20 February 2007

Angela Gheorghiu

Verdi SIMON BOCCANEGRA, Met 19.II.2007; c. Luisi; Gheorghiu, Hampson, Giordani, Furlanetto, Gerello.

I enjoy watching Angela Gheorghiu's neck veins and musculature appear and tense up as she holds a piano note up in the air. Spinning perfect sound is a difficult physical feat, and nothing is more beautiful than the sight of a diva deforming for that beauty. Gheorgiu's voice, a mesmerizing mosaic of oriental semi-precious stones, is both lush and expressive at every moment. With less dramatic amplitude than Violetta, Amelia thrives instead on those long arching lines, among Verdi's most devastating (approaching the floating soprano lines in the Requiem), that hover sweetly over other voices. Amelia is squarely Gheorghiu's domain. Her voice is rich without being cloying (cf. Fleming), expressive and soft-spoken, displaying agility and mature technique (cf. Netrebko).

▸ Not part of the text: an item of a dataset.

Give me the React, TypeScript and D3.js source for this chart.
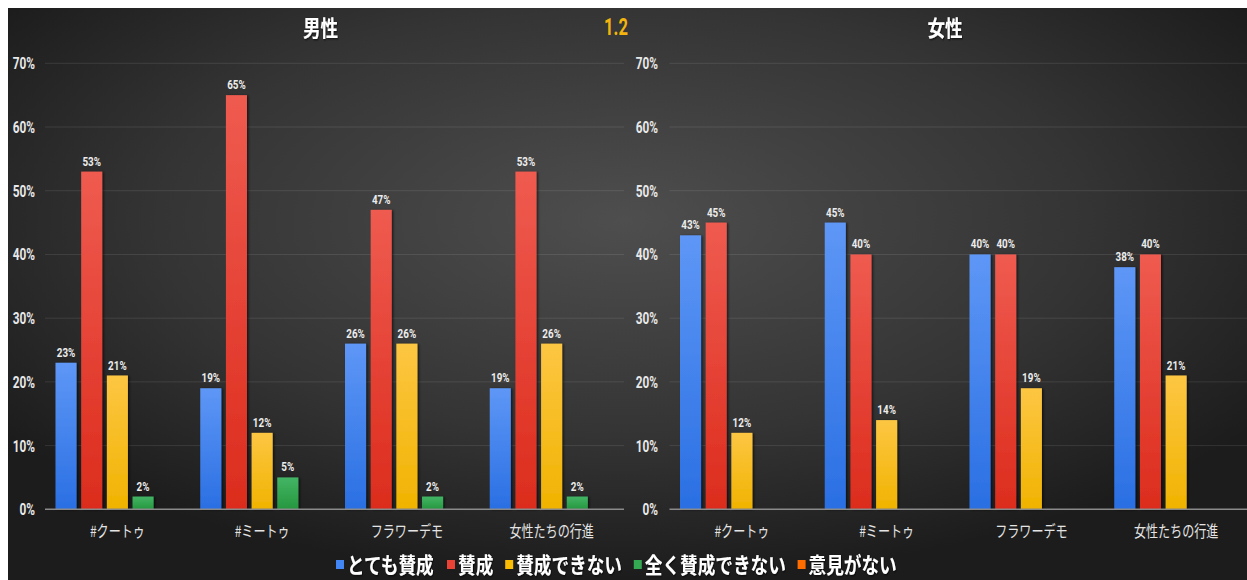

Her duets with Boccanegra and Adorno were magnificent, as was her memorable council chamber scene.

Her only problem this time is tempo. (I did a dissertation on her Violetta last season, concentrating on three flaws.) Maestro Fabio Luisi, fast becoming a favorite, has grand ideas about this opera, setting up Amelia's Act I entrance with a spring-air freshness that can rival Abbado's reading. Then the curtain rises, applause, and she commences "Come in quest'ora bruna" on a more aggressive pulse, ruining Luisi's finely crafted sketch and balance. Does she hear any other sound but herself when she's singing? Luisi had to switch gears mid-thought, it wasn't pretty. Oddly enough, during the repeat verse, Luisi found himself slightly ahead of the Diva. Grace meter falls further. It may seem like a minor point, but these things are what you sense when perfection is within reach. Someone take Gheorghiu to the shop: her metronome needs a tune-up. Speaking of Luisi: despite the momentary tempobattle, his brilliance is palpable at every turn. (Vilaine fille sister MLR has an apropos feature about the Maestro here.) Luisi refutes the Boccanegra reputation for being an overbearingly dark, foreboding piece by splashing the active parts of the opera with some extra tabasco and cilantro. In the house, it comes alive, and more balanced than I expected (this being my first live performance of the work).

The men? Let's see. Marcello Giordani was suave and full-bodied. Thomas Hampson applied his customary lieder style to lyrical moments, a lighter than usual Simone, but during his slow death he became a formidable Amfortas, easily grabbing the spotlight. Actually not easy when you're sparring with Ferruccio Furlanetto, who is such a massive sonic presence. The Met is so much greater when he's on its storied stage.